After a small amount of experimentation I came up with this simple encoding:

  • [1,8] => 1 + 3 (4 bits)
  • [9,40] => 1 + 1 + 5 (7 bits)
  • [41,900] => 1 + 1 + 10 (12 bits)

Notice how large relative offsets are actually more expensive than 10 bits. It’s a statistical game. The bet is that we’re going to get a much larger number of small offsets so that the win there cancels out the increased cost of large offsets. It works. With this encoding I was able to get an average of 5.5 bits per-relative index.

Now we have a slight problem. We can no longer easily determine whether changed bits or relative indices are the best encoding. The solution I used is to run through a mock encoding of all changed cubes on packet write and count the number of bits required to encode relative indices. If the number of bits required is larger than 901, fallback to changed bits.

Here is where we are so far, which is a significant improvement:

Next small improvement. Encoding position relative to (offset from) the baseline position. Here there are a lot of different options. You can just do the obvious thing, eg. 1 bit relative position, and then say 8-10 bits per-component if all components have deltas within the range provided by those bits, otherwise send the absolute position (50 bits).

This gives a decent encoding but we can do better. If you think about it then there will be situations where one position component is large but the others are small. It would be nice if we could take advantage of this and send these small components using less bits.

It’s a statistical game and the best selection of small and large ranges per-component depend on the data set. I couldn’t really tell looking at a noisy bandwidth meter if I was making any gains so I captured the position vs. position base data set and wrote it to a text file for analysis. The format is x,y,z,base_x,base_y,base_z with one cube per-line. The goal is to encode x,y,z relative to base x,y,z for each line. If you are interested, you can download this data set here.

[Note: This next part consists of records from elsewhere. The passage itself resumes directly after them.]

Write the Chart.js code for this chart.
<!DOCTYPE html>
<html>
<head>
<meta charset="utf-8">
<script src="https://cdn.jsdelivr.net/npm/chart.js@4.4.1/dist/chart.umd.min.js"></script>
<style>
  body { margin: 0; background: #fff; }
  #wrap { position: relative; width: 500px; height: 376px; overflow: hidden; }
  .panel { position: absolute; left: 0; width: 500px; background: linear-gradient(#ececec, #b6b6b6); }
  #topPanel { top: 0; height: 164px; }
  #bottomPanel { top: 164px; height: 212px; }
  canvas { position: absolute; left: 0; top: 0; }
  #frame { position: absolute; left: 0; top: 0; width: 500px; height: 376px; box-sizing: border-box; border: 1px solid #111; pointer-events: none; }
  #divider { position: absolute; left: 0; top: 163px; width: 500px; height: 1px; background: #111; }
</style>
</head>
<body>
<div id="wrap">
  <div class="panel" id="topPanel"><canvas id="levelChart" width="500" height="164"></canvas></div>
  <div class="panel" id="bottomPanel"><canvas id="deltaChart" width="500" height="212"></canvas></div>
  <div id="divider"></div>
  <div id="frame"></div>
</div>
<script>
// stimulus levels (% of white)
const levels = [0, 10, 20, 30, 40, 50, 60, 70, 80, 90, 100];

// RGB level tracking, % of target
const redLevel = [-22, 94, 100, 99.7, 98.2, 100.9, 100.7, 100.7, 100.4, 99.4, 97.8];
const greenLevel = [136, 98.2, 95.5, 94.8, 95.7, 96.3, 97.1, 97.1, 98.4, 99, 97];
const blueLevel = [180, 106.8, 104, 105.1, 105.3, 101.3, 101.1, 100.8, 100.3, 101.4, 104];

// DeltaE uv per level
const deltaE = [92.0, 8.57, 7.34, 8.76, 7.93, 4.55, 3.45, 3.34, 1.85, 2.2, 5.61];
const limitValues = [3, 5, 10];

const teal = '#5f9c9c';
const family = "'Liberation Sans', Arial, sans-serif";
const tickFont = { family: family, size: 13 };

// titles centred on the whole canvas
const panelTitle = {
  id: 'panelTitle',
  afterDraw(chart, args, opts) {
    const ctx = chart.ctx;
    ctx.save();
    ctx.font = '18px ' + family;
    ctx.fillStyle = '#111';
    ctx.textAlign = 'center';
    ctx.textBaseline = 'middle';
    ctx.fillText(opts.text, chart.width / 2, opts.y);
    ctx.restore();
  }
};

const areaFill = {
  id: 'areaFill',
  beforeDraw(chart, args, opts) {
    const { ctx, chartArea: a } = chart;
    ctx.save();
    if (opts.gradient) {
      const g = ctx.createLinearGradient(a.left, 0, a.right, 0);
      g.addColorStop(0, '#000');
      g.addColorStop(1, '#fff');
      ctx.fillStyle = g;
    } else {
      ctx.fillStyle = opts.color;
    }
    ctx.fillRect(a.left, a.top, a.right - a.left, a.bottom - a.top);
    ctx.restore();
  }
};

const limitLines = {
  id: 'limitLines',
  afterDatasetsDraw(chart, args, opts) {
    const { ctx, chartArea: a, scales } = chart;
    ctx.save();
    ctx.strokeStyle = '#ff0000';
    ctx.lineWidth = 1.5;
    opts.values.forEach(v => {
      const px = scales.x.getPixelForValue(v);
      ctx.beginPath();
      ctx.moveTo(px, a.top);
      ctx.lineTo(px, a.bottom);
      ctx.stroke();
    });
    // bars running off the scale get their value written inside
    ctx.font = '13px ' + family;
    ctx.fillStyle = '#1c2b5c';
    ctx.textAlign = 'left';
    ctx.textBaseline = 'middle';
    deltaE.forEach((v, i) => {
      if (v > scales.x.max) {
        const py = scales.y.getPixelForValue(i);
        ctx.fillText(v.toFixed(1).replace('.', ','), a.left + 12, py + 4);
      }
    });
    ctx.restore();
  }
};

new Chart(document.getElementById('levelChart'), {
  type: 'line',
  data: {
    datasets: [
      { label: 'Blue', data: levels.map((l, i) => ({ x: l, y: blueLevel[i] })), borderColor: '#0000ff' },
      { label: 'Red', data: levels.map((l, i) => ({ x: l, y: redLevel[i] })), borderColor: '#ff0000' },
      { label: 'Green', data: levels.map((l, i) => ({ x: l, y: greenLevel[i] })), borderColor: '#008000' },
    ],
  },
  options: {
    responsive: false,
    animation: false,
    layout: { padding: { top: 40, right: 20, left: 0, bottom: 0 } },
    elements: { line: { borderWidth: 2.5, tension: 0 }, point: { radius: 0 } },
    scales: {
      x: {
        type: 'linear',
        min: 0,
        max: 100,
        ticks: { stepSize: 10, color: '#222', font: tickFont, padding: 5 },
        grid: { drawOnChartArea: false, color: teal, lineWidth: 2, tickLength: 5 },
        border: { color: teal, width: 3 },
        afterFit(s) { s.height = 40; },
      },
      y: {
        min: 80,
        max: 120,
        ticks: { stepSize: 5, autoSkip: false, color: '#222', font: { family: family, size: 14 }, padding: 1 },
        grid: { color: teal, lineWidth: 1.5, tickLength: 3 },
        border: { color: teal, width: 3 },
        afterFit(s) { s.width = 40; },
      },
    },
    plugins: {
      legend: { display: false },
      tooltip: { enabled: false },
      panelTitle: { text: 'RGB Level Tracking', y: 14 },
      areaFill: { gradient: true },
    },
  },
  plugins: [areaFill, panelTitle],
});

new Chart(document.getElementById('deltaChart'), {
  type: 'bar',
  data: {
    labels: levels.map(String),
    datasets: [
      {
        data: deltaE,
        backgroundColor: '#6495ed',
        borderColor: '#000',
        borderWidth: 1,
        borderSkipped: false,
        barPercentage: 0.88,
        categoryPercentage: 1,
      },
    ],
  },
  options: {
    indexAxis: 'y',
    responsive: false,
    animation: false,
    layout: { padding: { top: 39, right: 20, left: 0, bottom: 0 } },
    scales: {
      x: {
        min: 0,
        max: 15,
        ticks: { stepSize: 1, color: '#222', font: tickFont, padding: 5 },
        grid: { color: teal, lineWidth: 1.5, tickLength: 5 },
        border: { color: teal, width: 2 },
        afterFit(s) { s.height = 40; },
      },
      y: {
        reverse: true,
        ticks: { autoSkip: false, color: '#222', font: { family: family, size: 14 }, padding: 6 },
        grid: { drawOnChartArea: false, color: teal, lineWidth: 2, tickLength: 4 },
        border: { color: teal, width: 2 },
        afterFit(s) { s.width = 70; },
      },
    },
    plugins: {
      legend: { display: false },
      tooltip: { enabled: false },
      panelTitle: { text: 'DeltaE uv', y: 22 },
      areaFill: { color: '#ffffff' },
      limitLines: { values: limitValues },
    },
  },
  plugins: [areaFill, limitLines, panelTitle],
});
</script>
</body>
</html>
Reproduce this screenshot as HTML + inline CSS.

I wrote a short ruby script to find the best encoding with a greedy search. The best bit-packed encoding I found for the data set works like this: 1 bit small per delta component followed by 5 bits if small [-16,+15] range, otherwise the delta component is in [-256,+255] range and is sent with 9 bits. If any component delta values are outside the large range, fallback to absolute position. Using this encoding I was able to obtain on average 26.1 bits for changed positions values.

Delta Encoding Smallest Three

Next I figured that relative orientation would be a similar easy big win. Problem is that unlike position where the range of the position offset is quite small relative to the total position space, the change in orientation in 100ms is a much larger percentage of total quaternion space.

I tried a bunch of stuff without good results. I tried encoding the 4D vector of the delta orientation directly and recomposing the largest component post delta using the same trick as smallest 3. I tried calculating the relative quaternion between orientation and base orientation, and since I knew that w would be large for this (rotation relative to identity) I could avoid sending 2 bits to identify the largest component, but in turn would need to send one bit for the sign of w because I don’t want to negate the quaternion. The best compression I could find using this scheme was only 90% of the smallest three. Not very good.

I was about to give up but I run some analysis over the smallest three representation. I found that 90% of orientations in the smallest three format had the same largest component index as their base orientation 100ms ago. This meant that it could be profitable to delta encode the smallest three format directly. What’s more I found that there would be no additional precision loss with this method when reconstructing the orientation from its base. I exported the quaternion values from a typical run as a data set in smallest three format (available here) and got to work trying the same multi-level small/large range per-component greedy search that I used for position.

The best encoding found was: 5-8, meaning [-16,+15] small and [-128,+127] large. One final thing: as with position the large range can be extended a bit further by knowing that if the component value is not small the value cannot be in the [-16,+15] range. I leave the calculation of how to do this as an exercise for the reader. Be careful not to collapse two values onto zero.

The end result is an average of 23.3 bits per-relative quaternion. That’s 80.3% of the absolute smallest three.

That’s just about it but there is one small win left. Doing one final analysis pass over the position and orientation data sets I noticed that 5% of positions are unchanged from the base position after being quantized to 0.5mm resolution, and 5% of orientations in smallest three format are also unchanged from base.

These two probabilities are mutually exclusive, because if both are the same then the cube would be unchanged and therefore not sent, meaning a small statistical win exists for 10% of cube state if we send one bit for position changing, and one bit for orientation changing. Yes, 90% of cubes have 2 bits overhead added, but the 10% of cubes that save 20+ bits by sending 2 bits instead of 23.3 bit orientation or 26.1 bits position make up for that providing a small overall win of roughly 2 bits per-cube.

As you can see the end result is pretty good.

Conclusion

And that’s about as far as I can take it using traditional hand-rolled bit-packing techniques. You can find source code for my implementation of all compression techniques mentioned in this article here.

It’s possible to get even better compression using a different approach. Bit-packing is inefficient because not all bit values have equal probability of 0 vs 1. No matter how hard you tune your bit-packer a context aware arithmetic encoding can beat your result by more accurately modeling the probability of values that occur in your data set. This implementation by Fabian Giesen beat my best bit-packed result by 25%.

It’s also possible to get a much better result for delta encoded orientations using the previous baseline orientation values to estimate angular velocity and predict future orientations rather than delta encoding the smallest three representation directly. Chris Doran from Geomerics wrote also wrote an excellent article exploring the mathematics of quaternion compression that is worth reading.